▸ Prompt: Reproduce the top of the data verbatim, through and including the line that contains "time_ms = np.arange(0, 170, 1)".

***** Data provided

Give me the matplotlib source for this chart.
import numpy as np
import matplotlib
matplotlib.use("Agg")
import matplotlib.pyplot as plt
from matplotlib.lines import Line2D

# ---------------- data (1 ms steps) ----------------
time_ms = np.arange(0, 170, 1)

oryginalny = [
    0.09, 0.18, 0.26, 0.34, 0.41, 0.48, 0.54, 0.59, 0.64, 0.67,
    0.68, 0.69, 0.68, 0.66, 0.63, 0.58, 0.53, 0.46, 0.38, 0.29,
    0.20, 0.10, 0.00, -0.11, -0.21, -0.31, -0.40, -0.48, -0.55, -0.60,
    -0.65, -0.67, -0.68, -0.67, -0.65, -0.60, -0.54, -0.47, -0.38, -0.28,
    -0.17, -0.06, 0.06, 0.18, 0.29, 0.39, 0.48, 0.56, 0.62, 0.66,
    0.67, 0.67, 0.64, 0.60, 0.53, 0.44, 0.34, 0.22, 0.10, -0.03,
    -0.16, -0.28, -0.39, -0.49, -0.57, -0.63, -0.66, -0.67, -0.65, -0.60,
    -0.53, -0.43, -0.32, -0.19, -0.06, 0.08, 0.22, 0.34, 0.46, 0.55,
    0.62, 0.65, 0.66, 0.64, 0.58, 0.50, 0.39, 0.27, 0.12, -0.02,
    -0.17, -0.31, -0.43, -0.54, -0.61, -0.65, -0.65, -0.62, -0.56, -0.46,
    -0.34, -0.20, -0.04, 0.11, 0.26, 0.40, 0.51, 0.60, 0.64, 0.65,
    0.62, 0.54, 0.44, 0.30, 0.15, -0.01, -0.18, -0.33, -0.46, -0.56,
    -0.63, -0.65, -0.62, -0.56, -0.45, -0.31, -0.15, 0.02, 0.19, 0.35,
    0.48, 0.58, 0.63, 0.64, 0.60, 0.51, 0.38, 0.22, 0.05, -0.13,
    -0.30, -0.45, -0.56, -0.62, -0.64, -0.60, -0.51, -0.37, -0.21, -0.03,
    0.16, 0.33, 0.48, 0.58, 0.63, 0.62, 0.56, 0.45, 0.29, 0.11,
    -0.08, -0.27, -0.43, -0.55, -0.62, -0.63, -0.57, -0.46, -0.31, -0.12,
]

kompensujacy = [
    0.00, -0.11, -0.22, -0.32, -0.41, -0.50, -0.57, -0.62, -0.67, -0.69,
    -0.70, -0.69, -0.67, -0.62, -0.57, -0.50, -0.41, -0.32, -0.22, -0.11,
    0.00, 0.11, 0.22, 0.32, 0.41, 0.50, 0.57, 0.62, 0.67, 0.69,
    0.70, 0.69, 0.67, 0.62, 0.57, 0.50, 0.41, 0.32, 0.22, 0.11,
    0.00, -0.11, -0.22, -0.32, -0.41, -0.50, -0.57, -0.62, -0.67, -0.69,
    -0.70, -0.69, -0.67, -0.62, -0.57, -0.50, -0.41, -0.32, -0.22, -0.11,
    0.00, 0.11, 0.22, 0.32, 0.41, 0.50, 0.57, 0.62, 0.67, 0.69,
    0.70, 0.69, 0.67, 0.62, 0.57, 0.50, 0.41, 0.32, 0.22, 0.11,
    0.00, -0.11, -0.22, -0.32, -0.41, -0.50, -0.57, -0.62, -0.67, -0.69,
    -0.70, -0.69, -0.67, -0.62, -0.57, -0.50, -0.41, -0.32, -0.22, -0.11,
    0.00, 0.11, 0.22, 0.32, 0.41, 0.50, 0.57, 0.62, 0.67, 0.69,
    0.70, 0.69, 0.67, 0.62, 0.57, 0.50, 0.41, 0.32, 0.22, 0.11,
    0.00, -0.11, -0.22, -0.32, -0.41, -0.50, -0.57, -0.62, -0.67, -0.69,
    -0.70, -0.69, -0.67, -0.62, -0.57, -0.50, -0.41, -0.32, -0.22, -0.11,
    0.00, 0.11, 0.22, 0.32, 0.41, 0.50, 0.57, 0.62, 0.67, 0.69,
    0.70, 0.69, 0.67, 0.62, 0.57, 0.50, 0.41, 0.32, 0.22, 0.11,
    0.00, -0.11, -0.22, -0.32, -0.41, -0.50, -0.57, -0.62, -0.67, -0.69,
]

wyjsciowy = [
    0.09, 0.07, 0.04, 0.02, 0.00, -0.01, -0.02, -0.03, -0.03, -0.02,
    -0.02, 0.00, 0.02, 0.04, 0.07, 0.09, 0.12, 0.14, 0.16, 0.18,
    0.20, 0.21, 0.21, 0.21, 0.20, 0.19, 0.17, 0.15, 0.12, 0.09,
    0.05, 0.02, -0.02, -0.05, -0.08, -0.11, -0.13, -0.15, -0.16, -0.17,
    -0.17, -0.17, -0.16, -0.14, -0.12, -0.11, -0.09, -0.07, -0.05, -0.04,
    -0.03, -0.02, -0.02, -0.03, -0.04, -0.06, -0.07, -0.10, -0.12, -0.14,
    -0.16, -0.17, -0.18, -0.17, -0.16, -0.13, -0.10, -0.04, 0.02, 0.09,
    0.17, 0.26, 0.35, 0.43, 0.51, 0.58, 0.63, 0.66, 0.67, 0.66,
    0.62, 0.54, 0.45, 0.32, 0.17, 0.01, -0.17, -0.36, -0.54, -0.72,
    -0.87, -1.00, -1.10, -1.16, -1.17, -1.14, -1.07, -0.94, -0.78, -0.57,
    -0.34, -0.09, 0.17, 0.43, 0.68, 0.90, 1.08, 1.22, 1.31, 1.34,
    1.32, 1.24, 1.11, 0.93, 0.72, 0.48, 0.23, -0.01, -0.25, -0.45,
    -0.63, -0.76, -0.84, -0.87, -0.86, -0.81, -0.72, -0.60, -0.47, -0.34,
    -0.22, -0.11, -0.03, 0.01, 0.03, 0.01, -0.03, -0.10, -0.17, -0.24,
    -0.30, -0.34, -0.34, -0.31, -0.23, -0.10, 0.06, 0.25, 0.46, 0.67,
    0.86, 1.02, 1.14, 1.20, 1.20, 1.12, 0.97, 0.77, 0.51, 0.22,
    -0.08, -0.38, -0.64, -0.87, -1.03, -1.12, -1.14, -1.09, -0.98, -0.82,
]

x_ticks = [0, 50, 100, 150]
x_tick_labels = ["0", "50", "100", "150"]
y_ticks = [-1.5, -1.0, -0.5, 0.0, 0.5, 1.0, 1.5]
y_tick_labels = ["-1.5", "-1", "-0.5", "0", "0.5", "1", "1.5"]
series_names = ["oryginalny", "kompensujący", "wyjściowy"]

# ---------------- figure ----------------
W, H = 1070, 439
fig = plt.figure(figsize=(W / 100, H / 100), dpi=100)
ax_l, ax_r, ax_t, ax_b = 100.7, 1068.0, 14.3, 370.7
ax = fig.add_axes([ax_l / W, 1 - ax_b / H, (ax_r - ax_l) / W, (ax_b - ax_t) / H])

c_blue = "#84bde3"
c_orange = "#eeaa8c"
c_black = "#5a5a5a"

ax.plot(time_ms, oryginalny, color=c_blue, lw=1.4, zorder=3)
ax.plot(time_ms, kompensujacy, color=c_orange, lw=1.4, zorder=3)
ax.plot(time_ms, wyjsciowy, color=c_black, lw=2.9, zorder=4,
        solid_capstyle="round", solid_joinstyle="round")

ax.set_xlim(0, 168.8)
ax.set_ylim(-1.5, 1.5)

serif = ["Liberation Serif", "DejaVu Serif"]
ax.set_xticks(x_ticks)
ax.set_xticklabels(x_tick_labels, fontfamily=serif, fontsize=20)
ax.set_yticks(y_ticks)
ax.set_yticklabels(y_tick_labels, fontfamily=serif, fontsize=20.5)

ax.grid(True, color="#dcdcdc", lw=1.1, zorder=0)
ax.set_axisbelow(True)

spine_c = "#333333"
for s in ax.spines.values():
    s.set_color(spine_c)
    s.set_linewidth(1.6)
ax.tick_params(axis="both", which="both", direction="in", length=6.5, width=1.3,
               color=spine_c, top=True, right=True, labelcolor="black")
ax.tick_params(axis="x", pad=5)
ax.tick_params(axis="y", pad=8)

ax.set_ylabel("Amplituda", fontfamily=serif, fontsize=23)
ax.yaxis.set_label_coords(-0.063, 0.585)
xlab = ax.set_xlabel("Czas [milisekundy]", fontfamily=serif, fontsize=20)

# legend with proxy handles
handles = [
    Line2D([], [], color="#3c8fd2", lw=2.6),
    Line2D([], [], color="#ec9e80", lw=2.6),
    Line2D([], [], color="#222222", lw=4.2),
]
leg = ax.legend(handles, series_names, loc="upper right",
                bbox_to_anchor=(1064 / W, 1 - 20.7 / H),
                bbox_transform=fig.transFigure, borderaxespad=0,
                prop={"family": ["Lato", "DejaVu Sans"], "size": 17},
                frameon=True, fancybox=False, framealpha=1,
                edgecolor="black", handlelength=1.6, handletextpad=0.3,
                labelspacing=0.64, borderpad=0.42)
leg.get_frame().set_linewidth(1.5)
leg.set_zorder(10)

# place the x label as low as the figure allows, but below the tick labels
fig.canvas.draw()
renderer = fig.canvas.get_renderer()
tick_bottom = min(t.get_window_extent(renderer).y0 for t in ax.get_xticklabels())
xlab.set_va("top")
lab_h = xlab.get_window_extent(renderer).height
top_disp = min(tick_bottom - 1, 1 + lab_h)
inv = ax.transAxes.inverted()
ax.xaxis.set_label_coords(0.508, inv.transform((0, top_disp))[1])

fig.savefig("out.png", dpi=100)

**********

▸ Response to the exercise:
Give me the matplotlib source for this chart.
import numpy as np
import matplotlib
matplotlib.use("Agg")
import matplotlib.pyplot as plt
from matplotlib.lines import Line2D

# ---------------- data (1 ms steps) ----------------
time_ms = np.arange(0, 170, 1)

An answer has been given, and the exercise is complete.